Clary Capellan, Blog Post #1, 9/4/18
For this week’s reading I decided on writing about “Cybernetics and Ghosts” by Italo Calvino. In this piece one part that stood out to me was when Italo states “Just as we already have machines that can read, machines that perform a linguistic analysis of literary texts, machines that make translations and summaries, will we also have machines capable of conceiving and composing poems and novels?” This made me think about how in this time and age with technology being as advanced as it is. It allows things such as artificial intelligence and machine learning to rise. However, going back to the question Italo made about machines replacing authors and poets I don’t believe a machine could truly replace the originality and empathy of a human. Italo then states that such a machine would only be able to “produce traditional works, poems with closed metrical forms, novels that follow the rules.” To which I agree, because as he mentioned throughout this article as humans storytelling is in our nature. We have the ability to create and express through stories. In order for a machine to construct a poem or a piece of literature it would have to already have it in it’s system in order for it to regenerate a “new” story.
Carolyn Pena Blog Report Week 1
For this week I decided to write about “Almanac of the Dead” by Leslie Marmon, Silko. The reason this reading grabbed my attention was the style of the way it was written. It wasn’t your basic reading that had one story to tell but it had various stories from various people. The fragments of these Ancient notebooks were unique. In all honesty, the fragments were hard to understand.

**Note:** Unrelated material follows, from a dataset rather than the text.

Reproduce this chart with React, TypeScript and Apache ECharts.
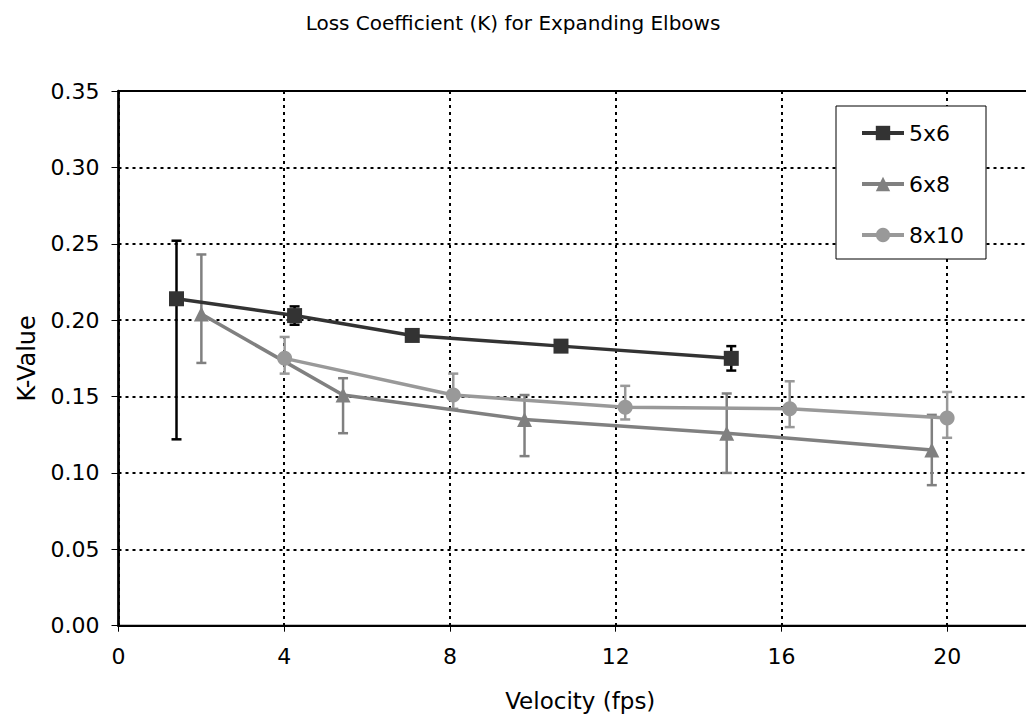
import React, { useEffect, useRef } from "react";
import * as echarts from "echarts";

const seriesNames = ["5x6", "6x8", "8x10"];

const vel56 = [1.4, 4.25, 7.09, 10.68, 14.79];
const k56 = [0.214, 0.203, 0.19, 0.183, 0.175];
const low56 = [0.122, 0.197, 0.187, 0.18, 0.167];
const high56 = [0.252, 0.209, 0.193, 0.186, 0.183];

const vel68 = [2.0, 5.42, 9.8, 14.68, 19.63];
const k68 = [0.204, 0.151, 0.135, 0.126, 0.115];
const low68 = [0.172, 0.126, 0.111, 0.1, 0.092];
const high68 = [0.243, 0.162, 0.151, 0.152, 0.138];

const vel810 = [4.01, 8.08, 12.23, 16.2, 20.0];
const k810 = [0.175, 0.151, 0.143, 0.142, 0.136];
const low810 = [0.165, 0.142, 0.135, 0.13, 0.123];
const high810 = [0.189, 0.165, 0.157, 0.16, 0.153];

const FONT = "DejaVu Sans, Liberation Sans, Arial, sans-serif";

function pairs(xs: number[], ys: number[]) {
  return xs.map((x, i) => [x, ys[i]]);
}
function errData(xs: number[], lo: number[], hi: number[]) {
  return xs.map((x, i) => [x, lo[i], hi[i]]);
}

function errorSeries(name: string, data: number[][], color: string) {
  return {
    type: "custom",
    name: name + "-err",
    data,
    z: 3,
    renderItem: (params: any, api: any) => {
      const x = api.value(0);
      const top = api.coord([x, api.value(2)]);
      const bot = api.coord([x, api.value(1)]);
      const hw = 5;
      const style = { stroke: color, lineWidth: 2.5 };
      return {
        type: "group",
        children: [
          { type: "line", shape: { x1: top[0], y1: top[1], x2: bot[0], y2: bot[1] }, style },
          { type: "line", shape: { x1: top[0] - hw, y1: top[1], x2: top[0] + hw, y2: top[1] }, style },
          { type: "line", shape: { x1: bot[0] - hw, y1: bot[1], x2: bot[0] + hw, y2: bot[1] }, style },
        ],
      };
    },
  };
}

export default function App() {
  const ref = useRef<HTMLDivElement>(null);
  useEffect(() => {
    if (!ref.current) return;
    const chart = echarts.init(ref.current, undefined, { renderer: "svg" });
    const c56 = "#333333";
    const c68 = "#808080";
    const c810 = "#999999";
    chart.setOption({
      animation: false,
      backgroundColor: "#ffffff",
      title: {
        text: "Loss Coefficient (K) for Expanding Elbows",
        left: "center",
        top: 8,
        textStyle: { fontFamily: FONT, fontSize: 20, fontWeight: "normal", color: "#000" },
      },
      legend: {
        data: seriesNames,
        orient: "vertical",
        left: 836,
        top: 106,
        padding: [16, 22, 13, 24],
        itemGap: 29,
        itemWidth: 42,
        itemHeight: 18,
        backgroundColor: "#ffffff",
        borderColor: "#000",
        borderWidth: 1,
        borderRadius: 0,
        lineStyle: { width: 4 },
        textStyle: { fontFamily: FONT, fontSize: 22, color: "#000", padding: [0, 0, 0, 0] },
      },
      grid: {
        left: 118.5,
        top: 91,
        width: 911.5,
        bottom: 97.3,
        outerBoundsMode: "none",
        containLabel: false,
        show: true,
        borderColor: "#000",
        borderWidth: 2,
        backgroundColor: "transparent",
      },
      xAxis: {
        type: "value",
        min: 0,
        max: 22,
        interval: 4,
        name: "Velocity (fps)",
        nameLocation: "middle",
        nameGap: 64,
        nameTextStyle: { fontFamily: FONT, fontSize: 23, color: "#000", padding: [0, 0, 0, 12] },
        axisLine: { show: true, onZero: false, lineStyle: { color: "#000", width: 2 } },
        axisTick: { show: true, length: 6, lineStyle: { color: "#000", width: 1 } },
        axisLabel: {
          margin: 20,
          fontFamily: FONT,
          fontSize: 22,
          color: "#000",
          formatter: (v: number) => (v > 20 ? "" : String(v)),
        },
        splitLine: { show: true, lineStyle: { color: "#000", width: 2, type: [3, 4] } },
      },
      yAxis: {
        type: "value",
        min: 0,
        max: 0.35,
        interval: 0.05,
        name: "K-Value",
        nameLocation: "middle",
        nameGap: 80,
        nameTextStyle: { fontFamily: FONT, fontSize: 24, color: "#000" },
        axisLine: { show: true, lineStyle: { color: "#000", width: 2.5 } },
        axisTick: { show: true, length: 7, lineStyle: { color: "#000", width: 1 } },
        axisLabel: {
          margin: 19,
          fontFamily: FONT,
          fontSize: 22,
          color: "#000",
          formatter: (v: number) => v.toFixed(2),
        },
        splitLine: { show: true, lineStyle: { color: "#000", width: 2, type: [3, 4] } },
      },
      series: [
        errorSeries("5x6", errData(vel56, low56, high56), "#000000"),
        errorSeries("6x8", errData(vel68, low68, high68), c68),
        errorSeries("8x10", errData(vel810, low810, high810), c810),
        {
          type: "line",
          name: "5x6",
          data: pairs(vel56, k56),
          z: 5,
          symbol: "rect",
          symbolSize: 15,
          lineStyle: { color: c56, width: 3.5 },
          itemStyle: { color: c56 },
        },
        {
          type: "line",
          name: "6x8",
          data: pairs(vel68, k68),
          z: 4,
          symbol: "triangle",
          symbolSize: 15,
          lineStyle: { color: c68, width: 3.5 },
          itemStyle: { color: c68 },
        },
        {
          type: "line",
          name: "8x10",
          data: pairs(vel810, k810),
          z: 4,
          symbol: "circle",
          symbolSize: 15,
          lineStyle: { color: c810, width: 3.5 },
          itemStyle: { color: c810 },
        },
      ],
    });
    return () => chart.dispose();
  }, []);
  return (
    <div
      ref={ref}
      style={{ position: "fixed", left: 0, top: 0, width: 1026, height: 723, background: "#fff" }}
    />
  );
}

Mostly because the way that we communicate now is different from how it used to be years ago. Silko wrote “If they had any curiosity about the writing, then their fear, which was greater had prevailed. What they feared were the spirits described in the writing and the glyphs on the pages” this shows the power that communication holds. In my opinion, this shows that although these fragments were written hundreds of years ago, these fragments were valuable and taken what was written seriously. The people who had written these fragments understood each of them but personally, I didn’t understand it as well because it didn’t follow the structure that I am normally used to reading.